Inside, the humorous tone continues, as the one-page letter features a goose laying golden eggs in the Johnson box, but then it cuts to the chase. "If you already have a goose that lays golden eggs, congratulations. However, if you could stand to save up to $25 every month on services you use every day, please read this." Right after the greeting, it acknowledges that you may not "have a lot of ‘disposable' income these days,' so Qwest can help bundle "best-in-class services like Qwest High-Speed Internet, DIRECTTV service and Verizon Wireless." Lastly, in a buckslip made to looks like a dollar bill, is an invitation to "add up your total monthly communications spending," with dollars, plus and equal signs next to blank lines that prospects are invited to fill in.
Similarly novel, AT&T Communications sent an invitational-style effort to prospects in an attempt to lure them away from competitors (Archive code #581-171624-0902A). The 5-1/4" x 7-1/2" blue outer uses personalized script, and then inside a Hallmark Business Expressions card greets the prospect. Featuring a teenage couple on the card, with the girl obviously annoyed by her boyfriend who is busy making his French fries look like teeth, its inside reads, "Sometimes you just know when it's over." The short letter continues in the same faux-handwritten type, "Dear [prospect's first name], Dump cable and fall in love with AT&T U-Verse! If you switch today ..." before listing a couple of benefits (such as being able to record four shows at once) and listing the calls to action: a special offer URL and toll-free number.

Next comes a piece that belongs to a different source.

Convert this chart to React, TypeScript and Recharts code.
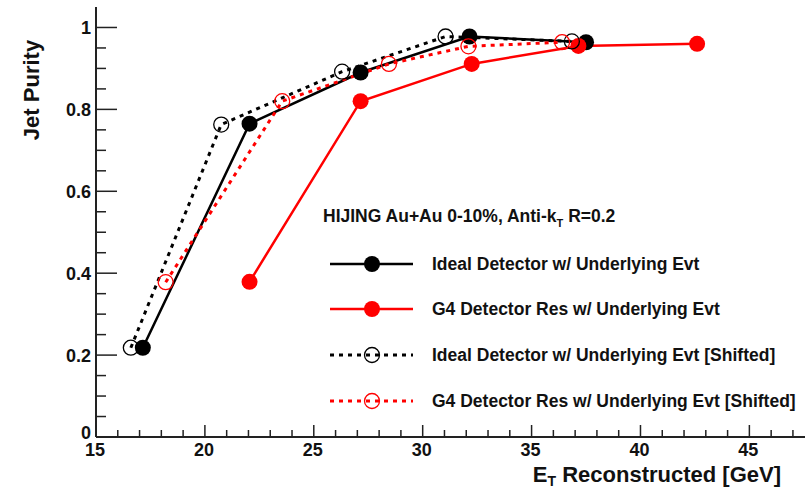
import { LineChart, Line, XAxis, YAxis, Legend } from "recharts";

const font = "'Liberation Sans', Arial, Helvetica, sans-serif";
const frame = "#222";

// E_T reconstructed [GeV] and jet purity
const idealEt = [17.15, 22.05, 27.15, 32.15, 37.5];
const idealPurity = [0.218, 0.765, 0.89, 0.978, 0.964];
const g4Et = [22.05, 27.15, 32.25, 37.15, 42.6];
const g4Purity = [0.379, 0.82, 0.911, 0.955, 0.96];
const idealShiftEt = [16.6, 20.75, 26.3, 31.05, 36.85];
const idealShiftPurity = [0.218, 0.763, 0.892, 0.978, 0.966];
const g4ShiftEt = [18.2, 23.55, 28.45, 32.1, 36.4];
const g4ShiftPurity = [0.378, 0.82, 0.911, 0.954, 0.964];

// axis ticks (minor every 1 GeV / 0.05, labels on the majors)
const xTicks = [15, 16, 17, 18, 19, 20, 21, 22, 23, 24, 25, 26, 27, 28, 29, 30, 31, 32, 33, 34, 35, 36, 37, 38, 39, 40, 41, 42, 43, 44, 45, 46, 47];
const xLabels = [15, 20, 25, 30, 35, 40, 45];
const yTicks = [0, 0.05, 0.1, 0.15, 0.2, 0.25, 0.3, 0.35, 0.4, 0.45, 0.5, 0.55, 0.6, 0.65, 0.7, 0.75, 0.8, 0.85, 0.9, 0.95, 1];
const yLabels = [0, 0.2, 0.4, 0.6, 0.8, 1];
const yLabelText = ["0", "0.2", "0.4", "0.6", "0.8", "1"];

const toPoints = (xs: number[], ys: number[]) => xs.map((x, i) => ({ x, y: ys[i] }));

const series = [
  { name: "Ideal Detector w/ Underlying Evt", color: "#000", dashed: false, filled: true, data: toPoints(idealEt, idealPurity) },
  { name: "G4 Detector Res w/ Underlying Evt", color: "#ff0000", dashed: false, filled: true, data: toPoints(g4Et, g4Purity) },
  { name: "Ideal Detector w/ Underlying Evt [Shifted]", color: "#000", dashed: true, filled: false, data: toPoints(idealShiftEt, idealShiftPurity) },
  { name: "G4 Detector Res w/ Underlying Evt [Shifted]", color: "#ff0000", dashed: true, filled: false, data: toPoints(g4ShiftEt, g4ShiftPurity) },
];

const isYMajor = (v: number) => yLabels.some((l) => Math.abs(l - v) < 1e-6);

const BottomTick = ({ x, y, payload }: any) => {
  const major = xLabels.includes(payload.value);
  return (
    <g>
      <line x1={x} x2={x} y1={y} y2={y - (major ? 12 : 7)} stroke={frame} strokeWidth={1.5} />
      {major && (
        <text x={x - 1} y={y + 19} textAnchor="middle" fontFamily={font} fontWeight="bold" fontSize={18} fill="#111">
          {payload.value}
        </text>
      )}
    </g>
  );
};

const TopTick = ({ x, y, payload }: any) => {
  const major = xLabels.includes(payload.value);
  return <line x1={x} x2={x} y1={y} y2={y + (major ? 13 : 7)} stroke={frame} strokeWidth={1.5} />;
};

const LeftTick = ({ x, y, payload }: any) => {
  const major = isYMajor(payload.value);
  const idx = yLabels.findIndex((l) => Math.abs(l - payload.value) < 1e-6);
  // the "0" sits a touch higher so it clears the "15" below it
  const shift = idx === 0 ? -4 : 0;
  return (
    <g>
      <line x1={x} x2={x + (major ? 21 : 10)} y1={y} y2={y} stroke={frame} strokeWidth={1.5} />
      {major && (
        <text x={x - 5} y={y + shift} dy="0.36em" textAnchor="end" fontFamily={font} fontWeight="bold" fontSize={18} fill="#111">
          {yLabelText[idx]}
        </text>
      )}
    </g>
  );
};

const RightTick = ({ x, y, payload }: any) => {
  const major = isYMajor(payload.value);
  return <line x1={x} x2={x - (major ? 20 : 9)} y1={y} y2={y} stroke={frame} strokeWidth={1.5} />;
};

const XTitle = ({ viewBox }: any) => (
  <text x={viewBox.x + viewBox.width - 25} y={viewBox.y + 45} textAnchor="end" fontFamily={font} fontWeight="bold" fontSize={22} fill="#111">
    E<tspan fontSize={14} dy={4}>T</tspan>
    <tspan dy={-4}> Reconstructed [GeV]</tspan>
  </text>
);

const YTitle = ({ viewBox }: any) => {
  const cx = viewBox.x + 31;
  const cy = viewBox.y + 83;
  return (
    <text x={cx} y={cy} dy="0.35em" textAnchor="middle" transform={`rotate(-90, ${cx}, ${cy})`} fontFamily={font} fontWeight="bold" fontSize={22} fill="#111">
      Jet Purity
    </text>
  );
};

const rowY = [69, 114, 160, 206];

const LegendBox = () => (
  <svg width={490} height={220} style={{ overflow: "visible" }}>
    <text x={5} y={27} fontFamily={font} fontWeight="bold" fontSize={17.5} fill="#111">
      HIJING Au+Au 0-10%, Anti-k<tspan fontSize={11} dy={5}>T</tspan>
      <tspan dy={-5}> R=0.2</tspan>
    </text>
    {series.map((s, i) => (
      <g key={s.name}>
        <line x1={12} x2={95} y1={rowY[i]} y2={rowY[i]} stroke={s.color} strokeWidth={s.dashed ? 3 : 2.5} strokeDasharray={s.dashed ? "4 5" : undefined} />
        <circle cx={54} cy={rowY[i]} r={s.filled ? 8 : 7.5} fill={s.filled ? s.color : "none"} stroke={s.color} strokeWidth={s.filled ? 0 : 1.3} />
        <text x={114} y={rowY[i]} dy="0.36em" fontFamily={font} fontWeight="bold" fontSize={17.5} fill="#111">
          {s.name}
        </text>
      </g>
    ))}
  </svg>
);

export default function App() {
  return (
    <div style={{ position: "absolute", left: 0, top: 0, width: 805, height: 489, overflow: "hidden", background: "#fff" }}>
      <LineChart width={808} height={489} margin={{ top: 7, right: 2, bottom: 0, left: 0 }}>
        <XAxis
          xAxisId="bottom"
          dataKey="x"
          type="number"
          domain={[15, 47.6]}
          allowDataOverflow
          ticks={xTicks}
          interval={0}
          height={52}
          tickSize={0}
          tickMargin={0}
          tickLine={false}
          axisLine={{ stroke: frame, strokeWidth: 2 }}
          tick={<BottomTick />}
          label={<XTitle />}
        />
        <XAxis
          xAxisId="top"
          orientation="top"
          dataKey="x"
          type="number"
          domain={[15, 47.6]}
          allowDataOverflow
          ticks={xTicks}
          interval={0}
          height={0}
          tickSize={0}
          tickMargin={0}
          tickLine={false}
          axisLine={{ stroke: frame, strokeWidth: 2 }}
          tick={<TopTick />}
        />
        <YAxis
          yAxisId="left"
          type="number"
          domain={[0, 1.05]}
          allowDataOverflow
          ticks={yTicks}
          interval={0}
          width={96}
          tickSize={0}
          tickMargin={0}
          tickLine={false}
          axisLine={{ stroke: frame, strokeWidth: 2 }}
          tick={<LeftTick />}
          label={<YTitle />}
        />
        <YAxis
          yAxisId="right"
          orientation="right"
          type="number"
          domain={[0, 1.05]}
          allowDataOverflow
          ticks={yTicks}
          interval={0}
          width={0}
          tickSize={0}
          tickMargin={0}
          tickLine={false}
          axisLine={{ stroke: frame, strokeWidth: 2 }}
          tick={<RightTick />}
        />
        {series.map((s) => (
          <Line
            key={s.name}
            xAxisId="bottom"
            yAxisId="left"
            data={s.data}
            dataKey="y"
            name={s.name}
            type="linear"
            stroke={s.color}
            strokeWidth={s.dashed ? 3 : 2.5}
            strokeDasharray={s.dashed ? "4 5" : undefined}
            dot={{ r: s.filled ? 8 : 7.5, fill: s.filled ? s.color : "none", stroke: s.color, strokeWidth: s.filled ? 0 : 1.3, strokeDasharray: "none" }}
            activeDot={false}
            isAnimationActive={false}
          />
        ))}
        <Legend
          layout="vertical"
          align="center"
          verticalAlign="middle"
          wrapperStyle={{ left: 318, top: 195, width: 490, height: 220 }}
          content={() => <LegendBox />}
        />
      </LineChart>
    </div>
  );
}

In this climate, of course, the bottom-line price can beat anything. Verizon offers a very low price ($17.99 a month, with two-year agreement, for its high speed internet), so the deal gets plastered all over its 6" x 9" self-mailer (Archive code #837-636770-0902A). Next to that offer, a faux-stamp in red says "GUARANTEED TO NEVER GO UP" that will get prospects' attention. If not, the "HURRY - OFFER EXPIRES 2/21/09" might. Inside, the benefits and positive review from PC Magazine are used to further entice prospects who may still have dial-up only.
Comcast uses a similar tactic in its 6" x 11" self-mailer that announces, "The price is right. The speed is awesome" (Archive code #837-176804-0902). Underneath those teasers, the offer is listed as "Comcast High-Speed Internet $19.99 per month for 6 months." And while Verizon trumpeted its "1 Mbps" speed to dial-up users, Comcast advertises its "blazing fast 12 Mbps" and "even faster speeds on the way!" It also shows appealing pictures of customers able to watch TV online, download music and watch Fancast.